Snapchat is dangerous. And that’s what I get for posting that arrogant last blog.

I sent a Snapchat to my daughter yesterday morning from a hotel bathroom. Doesn’t this sound shady already? I took an unflattering video of my poor hubbs in the doorway. I said to my daughter, “I’m dangerous on Snapchat. There’s no telling what I’ll accidentally send to whomever.”

And it’s true. The evil isn’t in the thing.

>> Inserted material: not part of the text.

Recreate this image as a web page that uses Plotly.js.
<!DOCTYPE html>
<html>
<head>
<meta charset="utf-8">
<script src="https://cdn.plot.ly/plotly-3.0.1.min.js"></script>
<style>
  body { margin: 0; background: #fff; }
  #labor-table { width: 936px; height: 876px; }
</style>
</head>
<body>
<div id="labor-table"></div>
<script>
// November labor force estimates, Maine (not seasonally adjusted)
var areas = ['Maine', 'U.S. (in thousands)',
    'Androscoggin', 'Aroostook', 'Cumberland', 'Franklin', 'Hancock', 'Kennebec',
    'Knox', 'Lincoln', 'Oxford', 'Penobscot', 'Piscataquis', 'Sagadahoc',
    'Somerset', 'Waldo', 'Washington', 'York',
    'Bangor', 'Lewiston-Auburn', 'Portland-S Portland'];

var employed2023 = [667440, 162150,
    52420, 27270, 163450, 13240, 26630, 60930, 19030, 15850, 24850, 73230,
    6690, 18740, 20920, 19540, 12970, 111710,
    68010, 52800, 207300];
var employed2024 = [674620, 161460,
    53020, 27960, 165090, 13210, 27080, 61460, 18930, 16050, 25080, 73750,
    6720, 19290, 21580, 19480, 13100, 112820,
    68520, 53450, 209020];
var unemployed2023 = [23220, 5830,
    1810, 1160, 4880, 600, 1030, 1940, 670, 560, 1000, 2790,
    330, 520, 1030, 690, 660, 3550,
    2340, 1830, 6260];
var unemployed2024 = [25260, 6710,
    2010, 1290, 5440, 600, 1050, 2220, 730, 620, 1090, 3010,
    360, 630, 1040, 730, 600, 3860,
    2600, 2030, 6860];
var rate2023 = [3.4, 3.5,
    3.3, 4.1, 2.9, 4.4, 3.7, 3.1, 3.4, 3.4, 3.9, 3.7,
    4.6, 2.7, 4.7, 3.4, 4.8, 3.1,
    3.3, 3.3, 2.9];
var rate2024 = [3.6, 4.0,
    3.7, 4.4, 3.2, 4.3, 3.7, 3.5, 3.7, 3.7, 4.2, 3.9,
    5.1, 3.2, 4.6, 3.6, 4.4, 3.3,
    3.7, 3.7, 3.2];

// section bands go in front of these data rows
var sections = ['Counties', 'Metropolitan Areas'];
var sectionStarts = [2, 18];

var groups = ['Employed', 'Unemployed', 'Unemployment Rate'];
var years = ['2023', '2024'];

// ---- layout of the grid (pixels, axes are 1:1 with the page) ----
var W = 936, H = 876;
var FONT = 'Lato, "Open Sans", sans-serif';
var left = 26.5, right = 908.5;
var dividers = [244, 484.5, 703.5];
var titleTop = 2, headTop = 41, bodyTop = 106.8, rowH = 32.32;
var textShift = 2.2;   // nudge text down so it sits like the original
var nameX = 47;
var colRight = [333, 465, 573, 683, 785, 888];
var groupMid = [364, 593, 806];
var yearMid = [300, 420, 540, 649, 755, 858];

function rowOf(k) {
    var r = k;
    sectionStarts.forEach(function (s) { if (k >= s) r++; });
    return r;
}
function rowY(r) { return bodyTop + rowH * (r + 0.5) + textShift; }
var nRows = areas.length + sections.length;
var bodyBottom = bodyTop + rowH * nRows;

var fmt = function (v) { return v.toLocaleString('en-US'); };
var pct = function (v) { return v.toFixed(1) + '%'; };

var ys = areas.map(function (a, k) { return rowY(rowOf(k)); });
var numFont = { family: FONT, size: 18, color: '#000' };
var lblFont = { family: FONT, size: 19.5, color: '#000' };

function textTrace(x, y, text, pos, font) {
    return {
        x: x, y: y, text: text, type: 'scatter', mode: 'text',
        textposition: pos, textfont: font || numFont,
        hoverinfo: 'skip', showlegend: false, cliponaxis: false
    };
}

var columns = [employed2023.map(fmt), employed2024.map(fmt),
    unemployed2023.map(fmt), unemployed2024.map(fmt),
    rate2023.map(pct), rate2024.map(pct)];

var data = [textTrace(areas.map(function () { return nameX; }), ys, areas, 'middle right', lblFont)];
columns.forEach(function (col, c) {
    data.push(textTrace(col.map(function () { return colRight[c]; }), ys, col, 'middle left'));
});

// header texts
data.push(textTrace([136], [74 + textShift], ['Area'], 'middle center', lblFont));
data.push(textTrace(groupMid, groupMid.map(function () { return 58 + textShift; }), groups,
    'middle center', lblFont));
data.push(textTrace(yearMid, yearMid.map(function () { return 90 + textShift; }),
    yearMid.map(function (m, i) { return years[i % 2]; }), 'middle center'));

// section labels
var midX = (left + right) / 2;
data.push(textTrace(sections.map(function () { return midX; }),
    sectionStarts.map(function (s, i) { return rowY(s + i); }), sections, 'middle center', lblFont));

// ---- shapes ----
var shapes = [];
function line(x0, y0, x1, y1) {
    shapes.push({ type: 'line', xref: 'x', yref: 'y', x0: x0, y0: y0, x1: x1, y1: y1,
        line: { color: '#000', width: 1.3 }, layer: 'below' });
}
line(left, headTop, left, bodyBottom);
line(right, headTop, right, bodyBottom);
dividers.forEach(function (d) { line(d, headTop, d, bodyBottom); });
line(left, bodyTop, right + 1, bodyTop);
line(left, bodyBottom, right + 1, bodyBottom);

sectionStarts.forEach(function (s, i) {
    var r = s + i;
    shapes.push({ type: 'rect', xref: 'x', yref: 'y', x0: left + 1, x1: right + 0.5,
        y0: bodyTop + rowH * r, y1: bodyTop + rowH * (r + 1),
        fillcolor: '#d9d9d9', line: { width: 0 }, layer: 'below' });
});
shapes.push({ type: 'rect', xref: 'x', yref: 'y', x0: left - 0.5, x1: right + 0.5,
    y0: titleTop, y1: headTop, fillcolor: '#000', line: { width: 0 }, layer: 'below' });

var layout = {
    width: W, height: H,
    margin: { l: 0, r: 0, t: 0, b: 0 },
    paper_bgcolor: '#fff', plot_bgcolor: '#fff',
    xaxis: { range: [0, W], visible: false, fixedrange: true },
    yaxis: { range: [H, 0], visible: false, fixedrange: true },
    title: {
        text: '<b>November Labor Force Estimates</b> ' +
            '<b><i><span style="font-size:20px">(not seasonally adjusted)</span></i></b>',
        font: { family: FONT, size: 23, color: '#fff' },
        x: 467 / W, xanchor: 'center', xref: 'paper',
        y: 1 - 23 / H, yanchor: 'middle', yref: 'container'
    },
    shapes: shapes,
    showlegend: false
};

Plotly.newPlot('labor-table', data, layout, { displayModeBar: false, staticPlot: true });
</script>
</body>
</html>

The evil is in me.

Here’s what I’ve learned in the past 48 hours:

  • Social media is a black hole.
  • There are about a bazillion ways for me to be to be led astray there.
  • I need to be more adept at using Snapchat before I tap one more key in that app.
  • Videos and photos from Snapchat are saved to your camera roll. 😳

(Well, they are when you don’t know what you’re doing. 😂)

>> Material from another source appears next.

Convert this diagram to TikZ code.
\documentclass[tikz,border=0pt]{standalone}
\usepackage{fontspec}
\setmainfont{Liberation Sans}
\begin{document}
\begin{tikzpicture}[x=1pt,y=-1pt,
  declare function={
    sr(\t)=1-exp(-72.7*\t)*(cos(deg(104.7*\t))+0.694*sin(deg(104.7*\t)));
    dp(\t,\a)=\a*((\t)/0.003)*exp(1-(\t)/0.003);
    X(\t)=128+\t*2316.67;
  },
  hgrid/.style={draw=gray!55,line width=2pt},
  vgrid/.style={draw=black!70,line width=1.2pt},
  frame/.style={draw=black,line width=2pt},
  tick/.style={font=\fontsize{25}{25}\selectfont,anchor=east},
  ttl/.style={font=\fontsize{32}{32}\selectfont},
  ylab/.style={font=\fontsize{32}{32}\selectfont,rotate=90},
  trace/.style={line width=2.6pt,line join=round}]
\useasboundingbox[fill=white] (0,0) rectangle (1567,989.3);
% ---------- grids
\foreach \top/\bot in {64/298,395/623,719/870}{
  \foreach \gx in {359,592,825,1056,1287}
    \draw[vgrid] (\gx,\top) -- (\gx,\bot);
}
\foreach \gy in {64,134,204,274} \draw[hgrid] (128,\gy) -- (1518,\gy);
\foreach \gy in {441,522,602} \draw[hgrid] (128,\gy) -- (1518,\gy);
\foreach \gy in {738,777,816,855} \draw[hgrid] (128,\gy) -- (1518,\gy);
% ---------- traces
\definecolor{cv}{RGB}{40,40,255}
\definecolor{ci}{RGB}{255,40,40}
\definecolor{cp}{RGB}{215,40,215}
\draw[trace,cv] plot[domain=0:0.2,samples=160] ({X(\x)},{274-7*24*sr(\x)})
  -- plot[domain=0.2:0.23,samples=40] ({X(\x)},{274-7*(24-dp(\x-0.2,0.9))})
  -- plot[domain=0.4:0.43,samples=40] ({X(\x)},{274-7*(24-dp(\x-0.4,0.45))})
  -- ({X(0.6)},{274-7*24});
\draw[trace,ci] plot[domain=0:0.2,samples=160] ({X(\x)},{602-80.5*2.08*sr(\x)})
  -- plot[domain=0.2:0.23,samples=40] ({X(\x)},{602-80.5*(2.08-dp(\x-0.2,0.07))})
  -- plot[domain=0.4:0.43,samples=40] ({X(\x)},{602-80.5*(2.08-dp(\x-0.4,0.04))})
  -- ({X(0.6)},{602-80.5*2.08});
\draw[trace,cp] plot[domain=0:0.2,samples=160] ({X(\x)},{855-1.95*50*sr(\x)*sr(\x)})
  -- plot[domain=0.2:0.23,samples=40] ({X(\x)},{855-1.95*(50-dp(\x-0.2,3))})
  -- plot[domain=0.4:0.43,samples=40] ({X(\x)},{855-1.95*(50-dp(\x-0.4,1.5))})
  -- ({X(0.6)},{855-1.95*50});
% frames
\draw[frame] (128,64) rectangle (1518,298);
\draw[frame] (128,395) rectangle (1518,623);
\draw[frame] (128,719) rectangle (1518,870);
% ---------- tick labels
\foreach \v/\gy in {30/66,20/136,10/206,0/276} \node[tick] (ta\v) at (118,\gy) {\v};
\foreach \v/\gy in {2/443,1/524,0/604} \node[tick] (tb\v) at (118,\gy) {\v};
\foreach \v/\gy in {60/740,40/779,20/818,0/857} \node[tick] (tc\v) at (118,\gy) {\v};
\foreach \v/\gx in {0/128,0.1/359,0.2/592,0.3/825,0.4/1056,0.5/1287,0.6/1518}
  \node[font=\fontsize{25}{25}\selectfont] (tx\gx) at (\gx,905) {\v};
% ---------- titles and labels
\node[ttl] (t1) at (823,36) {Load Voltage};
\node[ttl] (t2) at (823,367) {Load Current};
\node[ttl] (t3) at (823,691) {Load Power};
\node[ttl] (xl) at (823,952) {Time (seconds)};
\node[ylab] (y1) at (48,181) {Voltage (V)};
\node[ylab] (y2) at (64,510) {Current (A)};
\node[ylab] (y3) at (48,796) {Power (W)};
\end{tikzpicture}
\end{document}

Yes, my clan keeps it squeaky clean on social media. But Snapchat gives a false sense of privacy. And I still would not want those no-makeup, bathroom shots to get misplaced while traveling through all those servers, even if they are fully clothed.


After purging my camera roll of all those um, Snapchat things, I have a new sense of respect for the peace, quiet and safety of life unplugged.

Now, don’t get me wrong; I still use technology. But I’m going to strengthen my fences a little.